Research
Insecticide resistance and malaria transmission :
Mosquito control through the use of insecticides is still the most important component of malaria control programs. Insecticide resistance jeopardizes disease control efforts by increasing the number of mosquitoes that survive the insecticide treatment and are available to spread the parasite in the population. Although this quantitative effect of insecticide resistance on the mosquitoes may be mitigated by the costs associated to insecticide resistance, it has been deemed sufficiently worrying to motivate the development of resistance management strategies to prevent or retard the spread of resistance. Little attention has however been given to the potential qualitative effects of insecticide resistance on the mosquitoes: are insecticide resistant mosquitoes better, equal or worse vectors of diseases than susceptible ones? Mosquitoes are not mere flying syringes, they provide a very specific physiological environment in which the parasites differentiate, proliferate and migrate to the correct tissues to ensure transmission to the next host. There is increasing evidence that this environment is drastically modified when insects become resistant to insecticides. Insecticide resistance can have an effect on parasites by interfering with mosquito immunity, by increasing or decreasing the oxidative damage to the parasite or by depleting the resource pool needed for parasite development, amongst others.

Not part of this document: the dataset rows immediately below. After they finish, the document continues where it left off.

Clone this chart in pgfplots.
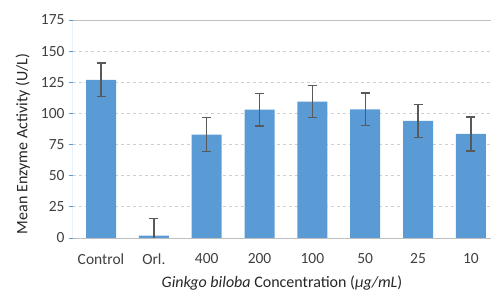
\documentclass[border=0pt]{standalone}
\usepackage{pgfplots}
\pgfplotsset{compat=1.18}
\usepackage{fontspec}
\setmainfont{Carlito}
\definecolor{barblue}{HTML}{5B9BD5}
\definecolor{errgray}{HTML}{595959}
\definecolor{txtgray}{HTML}{404040}
\definecolor{gridgray}{HTML}{D0D0D0}
\definecolor{axgray}{HTML}{BFBFBF}
\begin{document}
\begin{tikzpicture}
\useasboundingbox (-73pt,-52pt) rectangle (418pt,238pt);
\begin{axis}[
  at={(0,0)}, anchor=south west,
  scale only axis,
  width=418pt, height=218pt,
  xmin=-0.53, xmax=7.38,
  ymin=0, ymax=175,
  ytick={0,25,...,175},
  xtick={0,...,7},
  xticklabels={Control,Orl.,400,200,100,50,25,10},
  axis line style={draw=none},
  ymajorgrids,
  grid style={gridgray, dashed, line width=0.8pt},
  major tick length=4pt,
  xtick style={draw=none},
  ytick style={barblue, line width=0.8pt},
  ytick align=outside,
  tick label style={font=\fontsize{15.5}{17}\selectfont, text=txtgray},
  /pgf/number format/assume math mode=true,
  yticklabel style={xshift=-1pt},
  xticklabel style={yshift=-12pt},
  xlabel={\textit{Ginkgo biloba} Concentration (\textit{µg/mL})},
  ylabel={Mean Enzyme Activity (U/L)},
  label style={font=\fontsize{16}{18}\selectfont, text=black!85},
  xlabel style={yshift=-4.5pt},
  ylabel style={yshift=4pt, xshift=-15pt},
  clip=true,
]
\addplot[ybar, bar width=30pt, fill=barblue, draw=none,
  error bars/.cd, y dir=both, y explicit,
  error bar style={errgray, line width=1.3pt},
  error mark options={rotate=90, mark size=4.5pt, errgray, line width=1.3pt}]
  coordinates {
  (0,127) +- (0,13.4)
  (1,2) +- (0,13.4)
  (2,83) +- (0,13.5)
  (3,103) +- (0,13)
  (4,109.5) +- (0,13)
  (5,103.3) +- (0,13)
  (6,94) +- (0,13.4)
  (7,83.5) +- (0,13.6)
  };
\draw[axgray, line width=1.2pt] (rel axis cs:0,1) -- (rel axis cs:1,1);
\draw[axgray, line width=1pt] (rel axis cs:0,0) -- (rel axis cs:1,0);
\draw[barblue, line width=1pt] (rel axis cs:0,0) -- (rel axis cs:0,1);
\end{axis}
\end{tikzpicture}
\end{document}
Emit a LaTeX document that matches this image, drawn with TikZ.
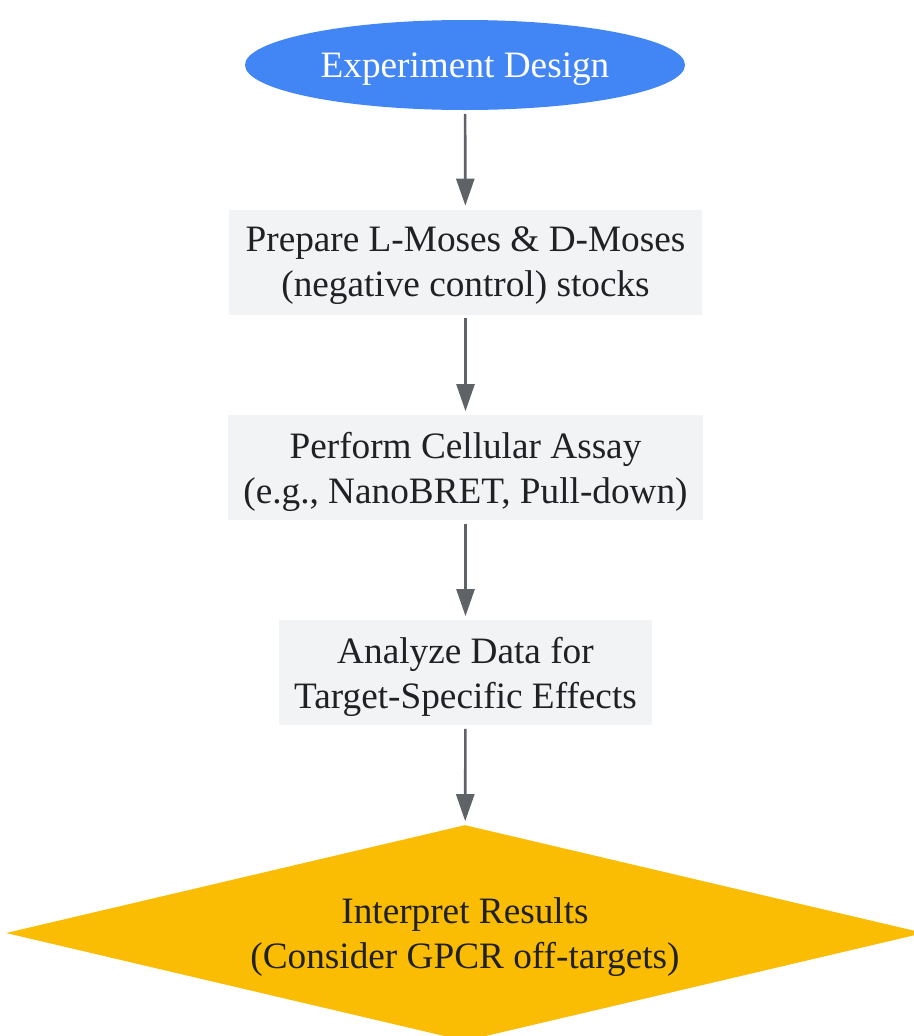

The Culex-bird malaria system is a great experimental model to test whether the evolution of insecticide resistance can have an impact on the transmission of the disease. First, because C. pipiens is one of the species in which insecticide resistance has been best characterized at the genetic and molecular levels. Some of the mechanisms of insecticide resistance found in C. pipiens are in fact identical to those found in Anopheles gambiae and An. albimanus, the main vectors of diseases of malaria in Africa and South America, respectively. Second, because avian malaria and human malaria are very similar, phyllogenetically and life history-wise. And third, because both the parasite and the mosquito are present at our doorstep; in the Montpellier region, there are well-identified populations of insecticide resistant and susceptible C. pipiens mosquitoes and there is a high prevalence (30-80%) of bird malaria in (at least) blue tits. Our project (which is financed through an ANR grant of the French government) combines physiological, behavioural, molecular and life history approaches, lab work and field work, all within an evolutionary ecology framework.
Selected papers:
Rivero A, Vézilier J, Weill M, Read AF, Gandon S (2010) Insecticide control of vector borne diseases: when is insecticide resistance a problem? PLoS Pathogens 6(8): e1001000.
Plasmodium-Wolbachia interactions in the mosquito :
Competition between parasites within a host is a major evolutionary force in infections. The presence of two parasites inside a host often results in an antagonistic interaction between them. Antagonistic interactions can be due to a competition for space and/or resources between the different parasites, to the production of substances that are directly toxic to the competitor or to the presence of non-specific immune effectors. This type of interactions between parasites within vectors can have drastic consequences for disease transmission.
C. pipiens mosquitoes are infected by Wolbachia, a vertically transmitted symbiotic bacterium that induces cytoplasmic incompatibility. Recent work has shown that a Wolbachia infection render Drosophila flies more resistant to a range of viral infections. In addition, Aedes aegypti mosquitoes have been recently transinfected with a strain of Wolbachia of Drosophila origin, and similar efforts are being carried with Anopheles mosquitoes. In Aedes, a Wolbachia strain of Drosophila origin has been shown to shorten the life of mosquitoes and to interfere with the development of dengue and chikungunya viruses, opening up interesting possibilities for the use of Wolbachia as a disease control method. As Wolbachia are vertically transmitted, however, it is expected that their virulence will decrease over time. Culex and Wolbachia have had a long evolutionary history. The aim of our project is to determine whether a long-standing infection by Wolbachia interacts with the malaria parasite (P. relictum) in Culex mosquitoes.